- Episode no.: Series 1 Episode 3
- Directed by: Geoff Posner
- Written by: Ben Elton; Rik Mayall; Lise Mayer;
- Original air date: 23 November 1982

Guest appearances
- Madness; Mark Arden; Jim Barclay; Ruth Burnett; Jacqueline Clarke; Paola Dionisotti; Nick Dunning; Stephen Frost; Paul Gale; Peter Greene;

Episode chronology
| ← Previous "Oil" | Next → "Bomb" |

= Boring (The Young Ones) =

"Boring" is the third episode of The Young Ones, a British sitcom. It was written by Ben Elton, Rik Mayall, and Lise Mayer, and directed by Paul Jackson. It was first aired on BBC2 on 23 November 1982.

This episode is rarely repeated uncut on television because of its racial content, including two uses of "coon", one use of "sambo", and one use of "nigger". All three words are spoken in a scene by a Caucasian policeman in sunglasses unaware that his interlocutor is white until he removes them, satirising the severe racial issues that affected the police at this time. When it is shown on television, it is edited to remove these references.

==Plot==

The quartet are bored to exasperation, despite the fact that there are roller skating vegetables in the kitchen sink. Several other remarkable and unlikely phenomena occur around them throughout the episode, entirely unnoticed by the characters, as they attempt to find something to relieve their boredom. Even a televised siege parodying the 1980 Iranian Embassy Siege that spills into their living room goes unnoticed.

A visit to the local pub, where Vyvyan meets his long-lost mother, and Rick and Neil both reveal that they don't drink, fails to provide entertainment. Madness make an appearance at the pub, renamed the Kebab and Calculator, and perform their current hit at that time, "House of Fun". At one point Neil suggests they go to lectures, but the idea is met with incredulity by his housemates. The exterior shots of the pub scene were filmed at the Westbury Park Tavern in Henleaze, Bristol.

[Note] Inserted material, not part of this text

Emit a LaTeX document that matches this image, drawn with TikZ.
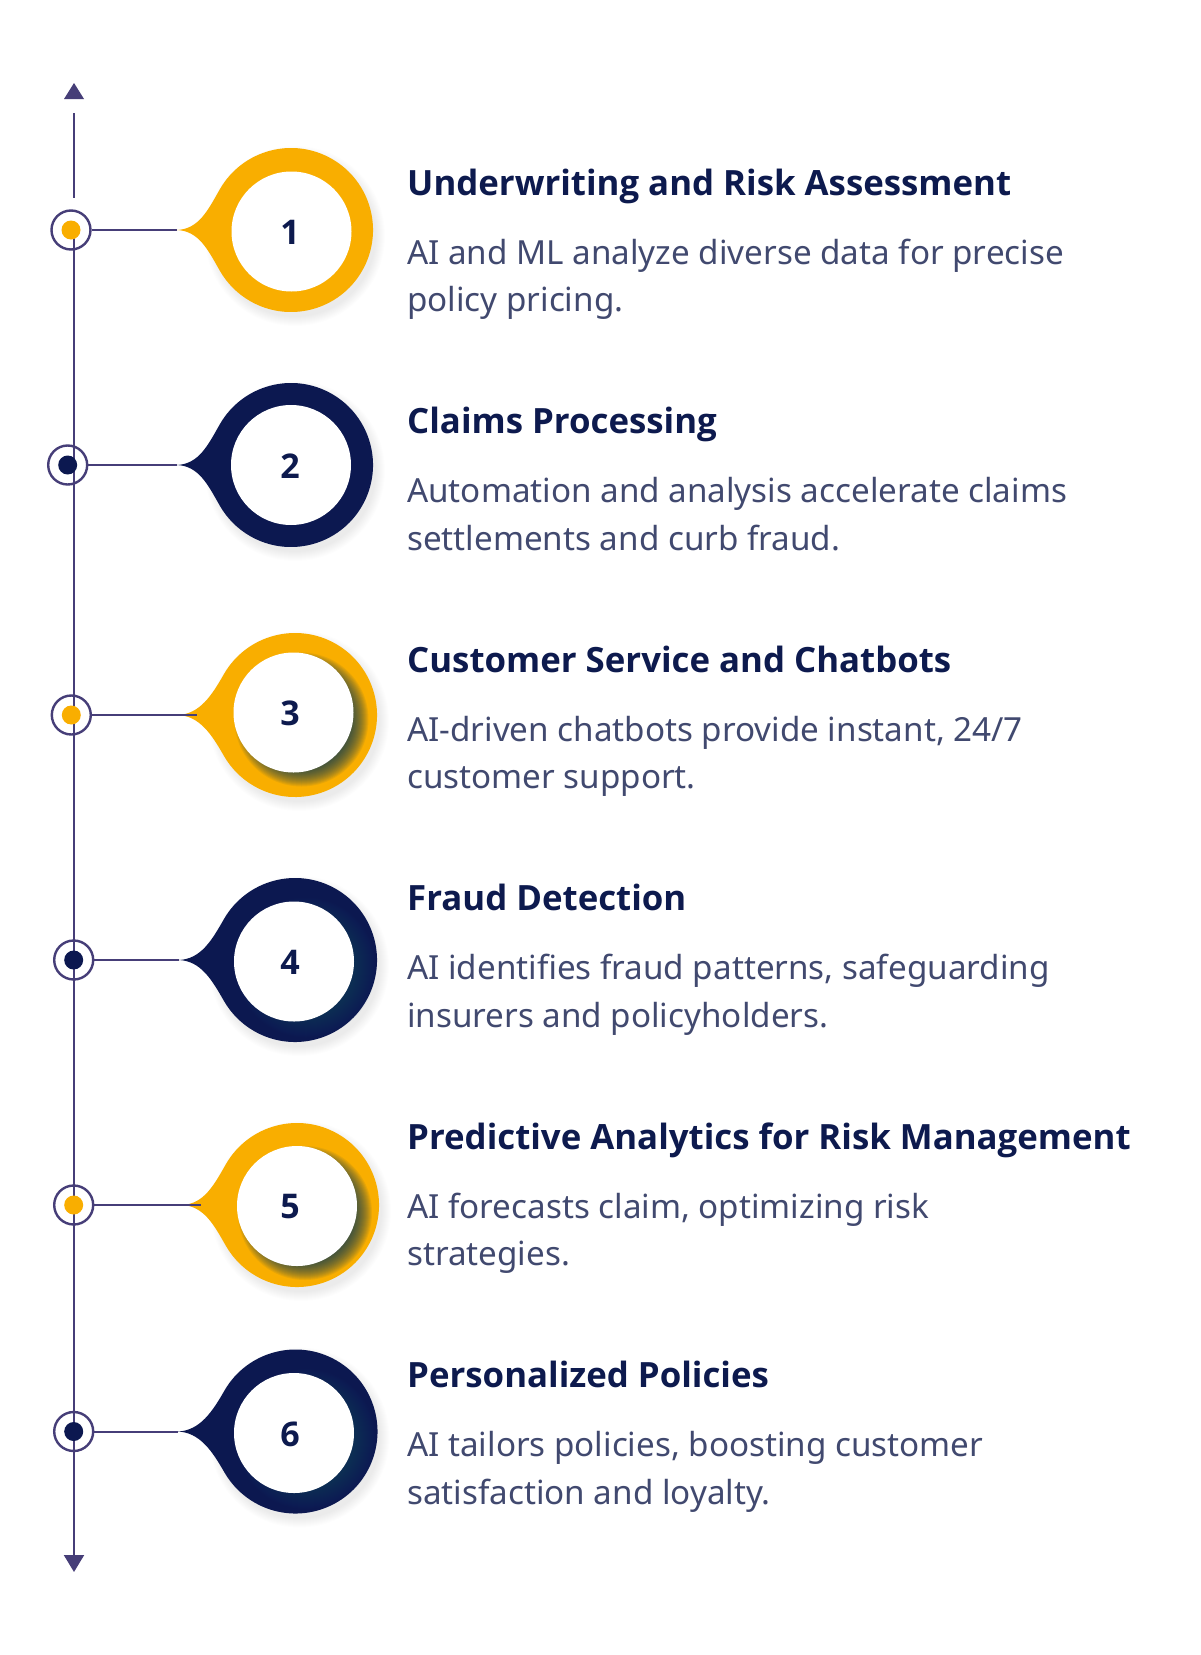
\documentclass[tikz,border=0pt]{standalone}
\usepackage{fontspec}
\setmainfont{Noto Sans}
\newfontfamily\tfont{Open Sans}
\usetikzlibrary{arrows.meta}
\definecolor{gold}{HTML}{F9AE00}
\definecolor{navy}{HTML}{0C1850}
\definecolor{linec}{HTML}{463E78}
\definecolor{titlec}{HTML}{0D1A4E}
\definecolor{descc}{HTML}{41496F}
\definecolor{shadeteal}{HTML}{0F3D55}
\definecolor{glowteal}{HTML}{0E5272}
\newcommand\dropath[3]{(#3,#2) .. controls (#3+22,#2-1) and (#1-83,#2-20) .. (#1-71,#2-41) arc[start angle=210,end angle=510,radius=82] .. controls (#1-83,#2+20) and (#3+22,#2+1) .. (#3,#2) -- cycle}
\begin{document}
\begin{tikzpicture}[x=1bp,y=-1bp,
  axis/.style={draw=linec,line width=2bp},
  markc/.style={circle,draw=linec,line width=2.4bp,minimum size=39bp,inner sep=0pt},
  conn/.style={draw=linec,line width=2bp},
  num/.style={font=\fontsize{34bp}{38bp}\tfont\bfseries,text=titlec,inner sep=0pt},
  ttl/.style={anchor=base west,inner sep=0pt,font=\fontsize{34.8bp}{40bp}\tfont\bfseries,text=titlec},
  dsc/.style={anchor=base west,inner sep=0pt,font=\fontsize{33.2bp}{47.5bp}\selectfont,text=descc}]
\useasboundingbox (0,0) rectangle (1200,1655);
\fill[white] (0,0) rectangle (1200,1655);

% axis
\coordinate (atip) at (74,83);
\coordinate (a1) at (74,113);
\coordinate (a2) at (74,198);
\coordinate (a3) at (74,231);
\coordinate (bot) at (74,1572);
\fill[linec] (atip) -- (84,99) -- (64,99) -- cycle;
\draw[axis] (a1) -- (a2);
\draw[axis,-{Triangle[width=20bp,length=17bp]}] (a3) -- (bot);

\foreach \n/\cx/\cy/\ix/\iy/\tx/\mx/\col/\le in {
1/291/230/291.5/231.5/177/71/gold/177,
2/291/465/291/465/177/67.7/navy/177,
3/295/715/293.5/712.5/178/71.3/gold/197,
4/295/960/294/961.5/179/73.7/navy/179,
5/297/1205/297/1206/182/73.7/gold/201,
6/295.5/1431.5/294/1433/178/73.7/navy/178}
{
  \foreach \k in {0,...,9} \fill[black,opacity=0.009] (\cx+4,\cy+6) circle[radius=81+\k];
  \fill[\col] \dropath{\cx}{\cy}{\tx};
  \coordinate (t\n) at (\tx,\cy);
  \coordinate (e\n) at (\le,\cy);
}
% inner shadows on gold rings 3 and 5
\foreach \ix/\iy in {293.5/712.5,297/1206}
  \foreach \r in {48,...,67} \fill[shadeteal,opacity=0.075] (\ix+8,\iy+7) circle[radius=\r];
% teal glow on navy rings 4 and 6
\foreach \ix/\iy in {294/961.5,294/1433}
  \foreach \r in {50,...,70} \fill[glowteal,opacity=0.03] (\ix+12,\iy+6) circle[radius=\r];

\foreach \n/\cx/\cy/\ix/\iy/\mx/\col in {
1/291/230/291.5/231.5/71/gold,
2/291/465/291/465/67.7/navy,
3/295/715/293.5/712.5/71.3/gold,
4/295/960/294/961.5/73.7/navy,
5/297/1205/297/1206/73.7/gold,
6/295.5/1431.5/294/1433/73.7/navy}
{
  \fill[white] (\ix,\iy) circle[radius=60];
  \node[num] (n\n) at (290,\iy+1) {\n};
  \node[markc] (m\n) at (\mx,\cy) {};
  \draw[conn] (m\n) -- (e\n);
  \fill[\col] (m\n.center) circle[radius=9.5];
}

% texts
\node[ttl] (h1) at (407,195) {Underwriting and Risk Assessment};
\node[dsc] (d1) at (407,264) {\begin{tabular}[t]{@{}l@{}}AI and ML analyze diverse data for precise\\policy pricing.\end{tabular}};
\node[ttl] (h2) at (407,433.5) {Claims Processing};
\node[dsc] (d2) at (407,502.5) {\begin{tabular}[t]{@{}l@{}}Automation and analysis accelerate claims\\settlements and curb fraud.\end{tabular}};
\node[ttl] (h3) at (407,672) {Customer Service and Chatbots};
\node[dsc] (d3) at (407,741) {\begin{tabular}[t]{@{}l@{}}AI-driven chatbots provide instant, 24/7\\customer support.\end{tabular}};
\node[ttl] (h4) at (407,910.5) {Fraud Detection};
\node[dsc] (d4) at (407,979.5) {\begin{tabular}[t]{@{}l@{}}AI identifies fraud patterns, safeguarding\\insurers and policyholders.\end{tabular}};
\node[ttl] (h5) at (407,1149) {Predictive Analytics for Risk Management};
\node[dsc] (d5) at (407,1218) {\begin{tabular}[t]{@{}l@{}}AI forecasts claim, optimizing risk\\strategies.\end{tabular}};
\node[ttl] (h6) at (407,1387.5) {Personalized Policies};
\node[dsc] (d6) at (407,1456.5) {\begin{tabular}[t]{@{}l@{}}AI tailors policies, boosting customer\\satisfaction and loyalty.\end{tabular}};
\end{tikzpicture}
\end{document}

In reference to the story of Goldilocks and the Three Bears, Goldilocks rejects the lentils that Neil has prepared (she dismisses it as "bloody hippie food"), and the Three Bears also reject the lentils and opt to "go to McDonald's" instead.

As they drift off to sleep for another night, a spaceship lands on their roof, with Neil still obliviously sitting on his windowsill.

==Characters==

As with all episodes of The Young Ones, the main four characters are student housemates Mike (Christopher Ryan), Vyvyan (Adrian Edmondson), Rick (Rik Mayall), and Neil (Nigel Planer). Alexei Sayle stars as Billy Balowski, an eccentric taxi driver and brother of the students' landlord Jerzei.

Mark Arden and Stephen Frost play a pair of rather stupid policemen who deliver a series of gags separately from the other characters. They are then revealed to be the subject of an article on the front of The Guardian with the headline "Police I.Q. Shocker".

Also in this episode is David Rappaport, playing Ftumch the devil. This is one of his two appearances in The Young Ones, the other being as a different character in Flood.

The episode also features a performance of "House of Fun" by the band Madness. In addition, lead singer Suggs has a line of dialogue in the episode. When Rick asks if the band knows "Summer Holiday" by Cliff Richard, Suggs replies, "You hum it, I'll smash your face in!"

Actress and writer Pauline Melville makes the first of two appearances as Vyvyan's mother (the other being "Sick").